O segundo motivo pelo qual a propaganda sionista não está fazendo efeito se deve ao fato de que, ainda que tudo o que os sionistas falam sobre o Holocausto fosse verdade, a morte de judeus não passa de um episódio macabro da história humana. É passado, não presente. É passado, e nada indica que venha a ser futuro. O que quer que tenha acontecido, já não existia mais na década de 1960.
Em contrapartida, há um episódio muito macabro acontecendo no presente. O povo palestino está sendo bombardeado covardemente, está sendo queimado vivo, está sendo desmembrado. E por quem? Justamente por aqueles que se dizem – mas não são – os descendentes das pessoas que sofreram o Holocausto. Como se alguém que tenha visto seus parentes e amigos serem condenados a trabalhos forçados e serem mortos cruelmente em uma câmara de gás fosse defender o uso de armas químicas, o estupro de mulheres, a tortura de presos e o assassinato de crianças na Faixa de Gaza.

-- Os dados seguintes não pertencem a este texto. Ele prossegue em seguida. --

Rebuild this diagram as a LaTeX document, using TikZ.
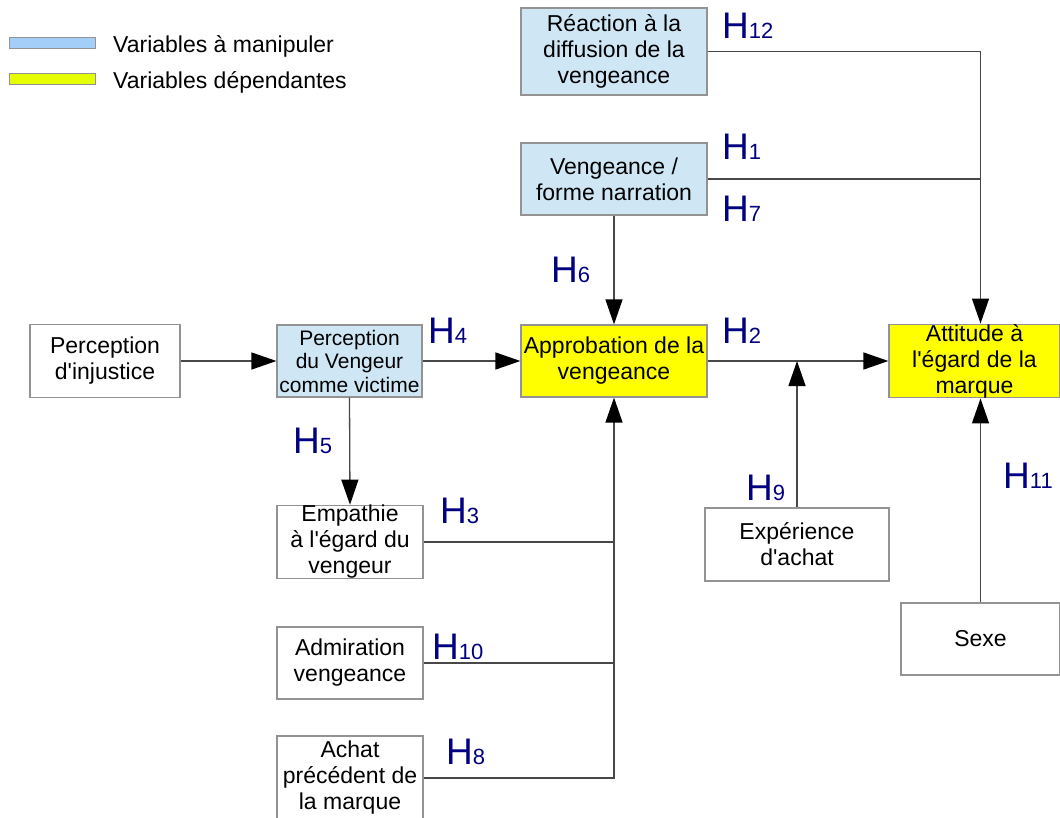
\documentclass[tikz,border=0pt]{standalone}
\usepackage{fontspec}
\setmainfont{Liberation Sans}[Ligatures=TeXOff]
\usetikzlibrary{arrows.meta}

\definecolor{manipblue}{HTML}{CFE7F5}
\definecolor{depyellow}{HTML}{FFFF00}
\definecolor{legblue}{HTML}{A3CEF7}
\definecolor{legyellow}{HTML}{E6FF00}
\definecolor{hypblue}{HTML}{000080}
\definecolor{boxline}{HTML}{939393}
\definecolor{linegray}{HTML}{484848}

\newcommand{\hypo}[1]{{\fontsize{37}{37}\selectfont H}{\fontsize{22}{22}\selectfont #1}}

\tikzset{
  box/.style={draw=boxline, line width=1.2pt, rectangle, align=center, inner sep=0pt,
    font=\fontsize{23}{26}\selectfont},
  manip/.style={box, fill=manipblue},
  dep/.style={box, fill=depyellow},
  swatch/.style={draw=boxline, line width=1pt, minimum width=86pt, minimum height=11pt, inner sep=0pt},
  legtext/.style={anchor=base west, inner sep=0pt, font=\fontsize{23}{26}\selectfont},
  hyp/.style={anchor=base west, inner sep=0pt, text=hypblue},
  link/.style={draw=linegray, line width=1.3pt},
  arr/.style={link, -{Triangle[length=25pt,width=17pt,color=black]}},
}

\begin{document}
\begin{tikzpicture}[x=1pt,y=-1pt]
    \useasboundingbox (0,0) rectangle (1060,818);
    \node[swatch, fill=legblue] (legmanip) at (52,43) {};
    \node[swatch, fill=legyellow] (legdep) at (52,79) {};
    \node[legtext] (legmaniptxt) at (113,53) {Variables à manipuler};
    \node[legtext] (legdeptxt) at (113,89) {Variables dépendantes};

    \node[manip, minimum width=186pt, minimum height=87pt] (reac) at (614,51.5) {Réaction à la\\diffusion de la\\vengeance};
    \node[manip, minimum width=186pt, minimum height=72pt] (veng) at (614,179) {Vengeance /\\forme narration};
    \node[box, minimum width=150pt, minimum height=73pt] (injust) at (105,361) {Perception\\d'injustice};
    \node[manip, minimum width=145pt, minimum height=72pt, font=\fontsize{21}{23.5}\selectfont] (victime) at (349.5,361) {Perception\\du Vengeur\\comme victime};
    \node[dep, minimum width=186pt, minimum height=72pt] (approb) at (614,361) {Approbation de la\\vengeance};
    \node[dep, minimum width=171pt, minimum height=72pt] (attitude) at (974.5,361) {Attitude à\\l'égard de la\\marque};
    \node[box, minimum width=146pt, minimum height=72pt] (empathie) at (350,542) {Empathie\\à l'égard du\\vengeur};
    \node[box, minimum width=146pt, minimum height=72pt] (admir) at (350,663) {Admiration\\vengeance};
    \node[box, minimum width=146pt, minimum height=84pt] (achat) at (350,778) {Achat\\précédent de\\la marque};
    \node[box, minimum width=184pt, minimum height=73pt] (exper) at (797,544.5) {Expérience\\d'achat};
    \node[box, minimum width=159pt, minimum height=72pt] (sexe) at (980.5,639) {Sexe};

    \draw[arr] (injust.east) -- (injust.east -| victime.west);
    \draw[arr] (victime.east) -- (approb.west);
    \draw[arr] (victime.south) -- (empathie.north);
    \draw[arr] (veng.south) -- (approb.north);
    \draw[arr] (approb.east) -- (attitude.west);
    \draw[arr] (exper.north) -- (exper.north |- approb.east);
    \draw[link] (reac.east) -| (sexe.north |- veng.east);
    \draw[arr] (veng.east) -| (sexe.north |- attitude.north);
    \draw[arr] (sexe.north) -- (sexe.north |- attitude.south);
    \draw[link] (empathie.east) -- (empathie.east -| approb.south);
    \draw[link] (admir.east) -- (admir.east -| approb.south);
    \draw[arr] (achat.east) -| (approb.south);

    \node[hyp] (h12) at (722,39) {\hypo{12}};
    \node[hyp] (h1) at (722,160) {\hypo{1}};
    \node[hyp] (h7) at (722,222) {\hypo{7}};
    \node[hyp] (h6) at (551,283) {\hypo{6}};
    \node[hyp] (h4) at (428,343) {\hypo{4}};
    \node[hyp] (h2) at (722,343) {\hypo{2}};
    \node[hyp] (h5) at (293,453) {\hypo{5}};
    \node[hyp] (h3) at (440,523) {\hypo{3}};
    \node[hyp] (h9) at (746,500) {\hypo{9}};
    \node[hyp] (h11) at (1003,488) {\hypo{11}};
    \node[hyp] (h10) at (432,659) {\hypo{10}};
    \node[hyp] (h8) at (446,764) {\hypo{8}};
\end{tikzpicture}
\end{document}
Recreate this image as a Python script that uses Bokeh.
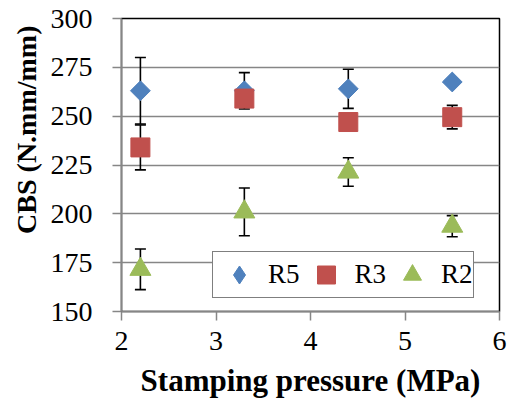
import math
from bokeh.plotting import figure
from bokeh.models import (Range1d, ColumnDataSource, Legend, LegendItem,
                          FixedTicker, Title)
from bokeh.embed import file_html
from bokeh.resources import INLINE

# ---- data ----
pressure = [2.2, 3.3, 4.4, 5.5]
r5 = [263, 263, 264, 267.5]
r5_err = [17, 9.3, 10, 1]
r3 = [234, 259, 247, 249.5]
r3_err = [11.5, 3, 3, 6]
r2 = [171.6, 201, 221.4, 193.7]
r2_err = [10.4, 12.2, 7.3, 5.4]
series_names = ["R5", "R3", "R2"]
x_ticks = [2, 3, 4, 5, 6]
y_ticks = [150, 175, 200, 225, 250, 275, 300]
x_title = "Stamping pressure (MPa)"
y_title = "CBS (N.mm/mm)"

BLUE = "#4F81BD"
RED = "#C0504D"
GREEN = "#9BBB59"
GRID = "#868686"
SERIF = "Liberation Serif"

p = figure(width=508, height=409, output_backend="svg", toolbar_location=None,
           x_range=Range1d(2, 6), y_range=Range1d(150, 300),
           min_border_left=121, min_border_right=9, min_border_top=18,
           min_border_bottom=98)

p.outline_line_color = "black"
p.outline_line_width = 1.5

p.xgrid.visible = False
p.ygrid.grid_line_color = GRID
p.ygrid.grid_line_width = 1.3

for ax in (p.xaxis, p.yaxis):
    ax.axis_line_color = GRID
    ax.axis_line_width = 1.5
    ax.major_tick_line_color = GRID
    ax.major_tick_line_width = 1.5
    ax.major_tick_in = 0
    ax.major_tick_out = 9
    ax.minor_tick_line_color = None
    ax.major_label_text_font = SERIF
    ax.major_label_text_font_size = "28px"
    ax.major_label_text_color = "black"
    ax.axis_label_text_font = SERIF
    ax.axis_label_text_font_style = "bold"
    ax.axis_label_text_color = "black"

p.xaxis.ticker = FixedTicker(ticks=x_ticks)
p.yaxis.ticker = FixedTicker(ticks=y_ticks)
p.xaxis.major_label_standoff = 11
p.yaxis.major_label_standoff = 20
p.xaxis.axis_label = x_title
p.xaxis.axis_label_text_font_size = "31px"
p.xaxis.axis_label_standoff = 10

# y title as a left-side Title anchored near the top of the frame
p.add_layout(Title(text=y_title, align="right", offset=7, standoff=12,
                   text_font=SERIF, text_font_style="bold",
                   text_font_size="28px", text_color="black"), "left")

# error bars (drawn first, so markers sit on top)
for vals, errs in ((r5, r5_err), (r3, r3_err), (r2, r2_err)):
    lo = [v - e for v, e in zip(vals, errs)]
    hi = [v + e for v, e in zip(vals, errs)]
    src = ColumnDataSource(dict(x=pressure, lo=lo, hi=hi))
    p.segment(x0="x", y0="lo", x1="x", y1="hi", source=src,
              line_color="black", line_width=1.6)
    p.scatter(x="x", y="lo", source=src, marker="dash", size=11,
              line_color="black", line_width=1.6)
    p.scatter(x="x", y="hi", source=src, marker="dash", size=11,
              line_color="black", line_width=1.6)

r5_r = p.scatter(pressure, r5, marker="square", angle=math.pi / 4, size=14,
                 fill_color=BLUE, line_color=BLUE)
r3_r = p.scatter(pressure, r3, marker="square", size=19,
                 fill_color=RED, line_color=RED)
r2_r = p.scatter(pressure, r2, marker="triangle", size=21,
                 fill_color=GREEN, line_color=GREEN)

# legend-only diamond glyph (its single point lies outside the ranges)
r5_leg = p.scatter(x=[-100], y=[-100], marker="diamond",
                   fill_color=BLUE, line_color=BLUE)

legend = Legend(items=[LegendItem(label=series_names[0], renderers=[r5_leg]),
                       LegendItem(label=series_names[1], renderers=[r3_r]),
                       LegendItem(label=series_names[2], renderers=[r2_r])],
                orientation="horizontal", location=(91, 13), margin=0,
                padding=0, spacing=0, glyph_width=52, glyph_height=45,
                label_standoff=3, label_text_font=SERIF,
                label_text_font_size="27px", label_text_color="black",
                border_line_color="black", border_line_width=1.5,
                background_fill_color="white", background_fill_alpha=1)
p.add_layout(legend, "center")

open("out.html", "w").write(file_html(p, INLINE))
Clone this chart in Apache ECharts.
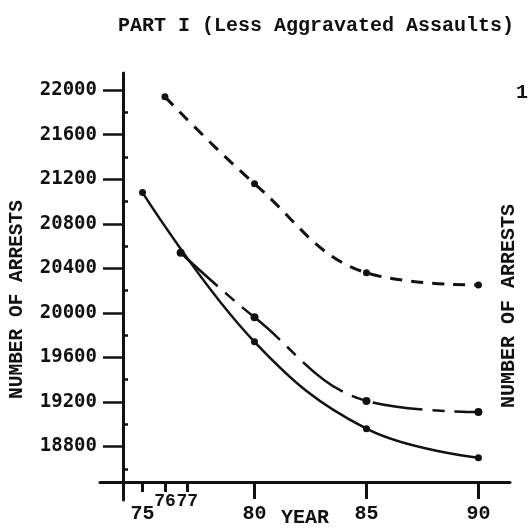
<!DOCTYPE html>
<html>
<head>
<meta charset="utf-8">
<script src="https://cdn.jsdelivr.net/npm/echarts/dist/echarts.min.js"></script>
<style>
  html, body { margin: 0; padding: 0; background: #fff; }
  #chart { width: 528px; height: 528px; }
</style>
</head>
<body>
<div id="chart"></div>
<script>
// values
const yearsDashed = [76, 80, 85, 90];
const arrestsDashed = [21940, 21160, 20360, 20250];

const yearsDashDot = [76.7, 80, 85, 90];
const arrestsDashDot = [20540, 19960, 19210, 19110];

const yearsSolid = [75, 80, 85, 90];
const arrestsSolid = [21080, 19740, 18960, 18700];

const yTickLabels = [18800, 19200, 19600, 20000, 20400, 20800, 21200, 21600, 22000];
const yMinorTicks = [18600, 19000, 19400, 19800, 20200, 20600, 21000, 21400, 21800];
const xMainLabels = [75, 80, 85, 90];
const xMainTicks = [80, 85, 90];
const xSmallTicks = [75, 76, 77];
const xRaisedLabels = [76, 77];

const INK = "#111";
const MONO = "'Liberation Mono', 'Courier New', monospace";
const pairs = (xs, ys) => xs.map((x, i) => [x, ys[i]]);

const chart = echarts.init(document.getElementById("chart"));

const Y_MIN = 18320, Y_MAX = 22154;
const X_MIN = 73.1, X_MAX = 91.41;

const option = {
  backgroundColor: "#fff",
  animation: false,
  title: {
    text: "PART I (Less Aggravated Assaults)",
    left: 113,
    top: 11,
    textStyle: { fontFamily: MONO, fontSize: 20, fontWeight: "bold", color: INK },
  },
  grid: { left: 100, right: 18, top: 73, bottom: 28, outerBoundsMode: "none", containLabel: false },
  xAxis: [
    {
      type: "value",
      min: X_MIN,
      max: X_MAX,
      offset: -18,
      name: "YEAR",
      nameLocation: "middle",
      nameGap: 26,
      nameMoveOverlap: false,
      nameTextStyle: { fontFamily: MONO, fontSize: 20, fontWeight: "bold", color: INK },
      axisLine: { onZero: false, lineStyle: { color: INK, width: 3 } },
      axisTick: { show: true, customValues: xMainTicks, length: 17, lineStyle: { color: INK, width: 3 } },
      axisLabel: { customValues: xMainLabels, margin: 22, fontFamily: MONO, fontSize: 20, fontWeight: "bold", color: INK },
      splitLine: { show: false },
    },
    {
      type: "value",
      min: X_MIN,
      max: X_MAX,
      position: "bottom",
      offset: -18,
      axisLine: { show: false, onZero: false },
      axisTick: { show: true, customValues: xSmallTicks, length: 10, lineStyle: { color: INK, width: 3 } },
      axisLabel: {
        customValues: xRaisedLabels,
        hideOverlap: false,
        showMinLabel: true,
        showMaxLabel: true,
        margin: 10,
        fontFamily: MONO,
        fontSize: 18,
        fontWeight: "bold",
        color: INK,
      },
      splitLine: { show: false },
    },
  ],
  yAxis: [
    {
      type: "value",
      min: Y_MIN,
      max: Y_MAX,
      offset: -23,
      name: "NUMBER OF ARRESTS",
      nameLocation: "middle",
      nameGap: 96,
      nameMoveOverlap: false,
      nameTextStyle: { fontFamily: MONO, fontSize: 19.5, fontWeight: "bold", color: INK, padding: [0, 26, 0, 0] },
      axisLine: { onZero: false, lineStyle: { color: INK, width: 3 } },
      axisTick: { show: true, customValues: yTickLabels, length: 20, lineStyle: { color: INK, width: 2.5 } },
      axisLabel: {
        customValues: yTickLabels,
        formatter: (v) => String(v),
        margin: 26,
        fontFamily: "'DejaVu Sans Mono', monospace",
        fontSize: 19,
        fontWeight: "bold",
        color: INK,
      },
      splitLine: { show: false },
    },
    {
      type: "value",
      min: Y_MIN,
      max: Y_MAX,
      position: "left",
      offset: -23,
      axisLine: { show: false, onZero: false },
      axisTick: { show: true, inside: true, customValues: yMinorTicks, length: 5, lineStyle: { color: INK, width: 2.5 } },
      axisLabel: { show: false },
      splitLine: { show: false },
    },
  ],
  series: [
    {
      type: "line",
      data: pairs(yearsDashed, arrestsDashed),
      smooth: 0.4,
      symbol: "circle",
      symbolSize: 7,
      itemStyle: { color: INK },
      lineStyle: { color: INK, width: 3, type: [12, 9] },
    },
    {
      type: "line",
      data: pairs(yearsDashDot, arrestsDashDot),
      smooth: 0.4,
      symbol: "circle",
      symbolSize: 8,
      itemStyle: { color: INK },
      lineStyle: { color: INK, width: 2.5, type: [50, 10, 12, 10] },
    },
    {
      type: "line",
      data: pairs(yearsSolid, arrestsSolid),
      smooth: 0.4,
      symbol: "circle",
      symbolSize: 7,
      itemStyle: { color: INK },
      lineStyle: { color: INK, width: 2.5 },
    },
  ],
  graphic: [
    {
      type: "text",
      x: 509,
      y: 306,
      rotation: Math.PI / 2,
      style: {
        text: "NUMBER OF ARRESTS",
        font: "bold 20px " + MONO,
        fill: INK,
        align: "center",
        verticalAlign: "middle",
      },
    },
    {
      type: "text",
      x: 516,
      y: 93,
      style: { text: "1", font: "bold 20px " + MONO, fill: INK, verticalAlign: "middle" },
    },
  ],
};

chart.setOption(option);
</script>
</body>
</html>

Ao contrário do que o rabino diz, contudo, o fracasso da campanha em torno do sofrimento no Holocausto não levou a uma nova onda de “antissemitismo”. Felizmente para os judeus, os oprimidos em todo o mundo estão dando uma grande lição de humanidade e, em vez de pregar o extermínio do povo que supostamente está promovendo um genocídio, simplesmente estão rejeitando a conversa mole de que os monstros que governam o Estado de “Israel” devem ser defendidos. Ainda que fosse compreensível que uma parcela dos oprimidos se voltasse contra os judeus, uma vez que “Israel” diz falar em nome deles, sequer isso está acontecendo.
O que Marc D. Angel queria, portanto, não era que o mundo se compadecesse do sofrimento dos israelenses e se solidarizasse com um povo que está sob ataque. O que ele queria, na verdade, era neutralizar a tendência natural dos oprimidos de se solidarizarem com o povo palestino, que é vítima, esse sim, de um holocausto. O rabino se preocupa com os milhões de judeus que morreram no passado para jogar areia nos olhos da população que está vendo mais de 16 mil crianças serem assassinadas por “Israel”.
O fracasso da propaganda sionista é, portanto, uma conquista dos oprimidos de todo o mundo, que conseguiram, como resultado da mobilização das massas, da luta armada palestina e do desenvolvimento dos meios de comunicação, derrotar anos e anos da campanha promovida por “Israel”. Reconhecendo a derrota, o rabino, então, propõe uma solução: “precisamos de mais do que educação sobre o Holocausto. Precisamos de uma apresentação poderosa e positiva da história judaica, da conexão judaica com a terra de Israel, do idealismo judaico e da luta judaica pela paz e compreensão mútua”.
Se a campanha em torno do Holocausto já era um estelionato, pois utilizava o sofrimento de milhões de judeus para defender os interesses inconfessáveis dos sionistas, agora o autor propõe uma campanha abertamente nazista. Isto é, propõe nem mesmo jogar, sobre os crimes de “Israel”, o véu do patrimônio do sofrimento judeu, mas sim defender aos quatro ventos que os israelenses têm o direito de promover a limpeza étnica da Palestina.
Essa ideia fica clara quando Marc D. Angel diz coisas como:
“Faríamos bem em lembrar a profecia de Isaías (42:6) que relata a maravilhosa promessa de Deus ao povo de Israel de que eles se tornariam ‘uma luz para as nações’. Precisamos nos concentrar na luz; naquilo que demos, estamos dando e podemos dar ao mundo.”
“Essa é uma das aventuras mais incríveis da história da humanidade: o regresso de um povo antigo à sua pátria histórica e a construção de uma sociedade dinâmica e democrática é uma história sem precedentes de coragem, fé e persistência.”
“O ressurgimento de um Estado judeu soberano é uma conquista histórica notável. No entanto, como sabemos, não foi recebido com amor ou compreensão por muitos no mundo árabe. Em particular, enfrentamos aqueles que promovem a ideologia do Hamas que nega o direito dos Judeus à nossa própria terra.”
Se antes os sionistas ainda dedicavam parte de sua campanha à memória dos que morreram há 80 anos, agora partem abertamente para uma política de guerra. Os israelenses aqui já aparecem não mais como um “povo sofrido”, mas como um povo superior, que deveria impor os seus “valores” àqueles que não os “compreendam”. O rabino opõe os israelenses aos árabes, os israelenses a todos os que não são “iluminados” como bestas feras que nem Benjamin Netaniahu.
É uma concepção de quem não apenas reconhece que perdeu completamente o apoio da opinião pública mundial, mas também que já se prepara para uma nova etapa da luta de classes mundial, em que os Estados Unidos, a União Europeia e o Japão partirão para um enfrentamento de grandes proporções para tentar reprimir brutalmente qualquer povo e qualquer países que ouse lutar por sua libertação.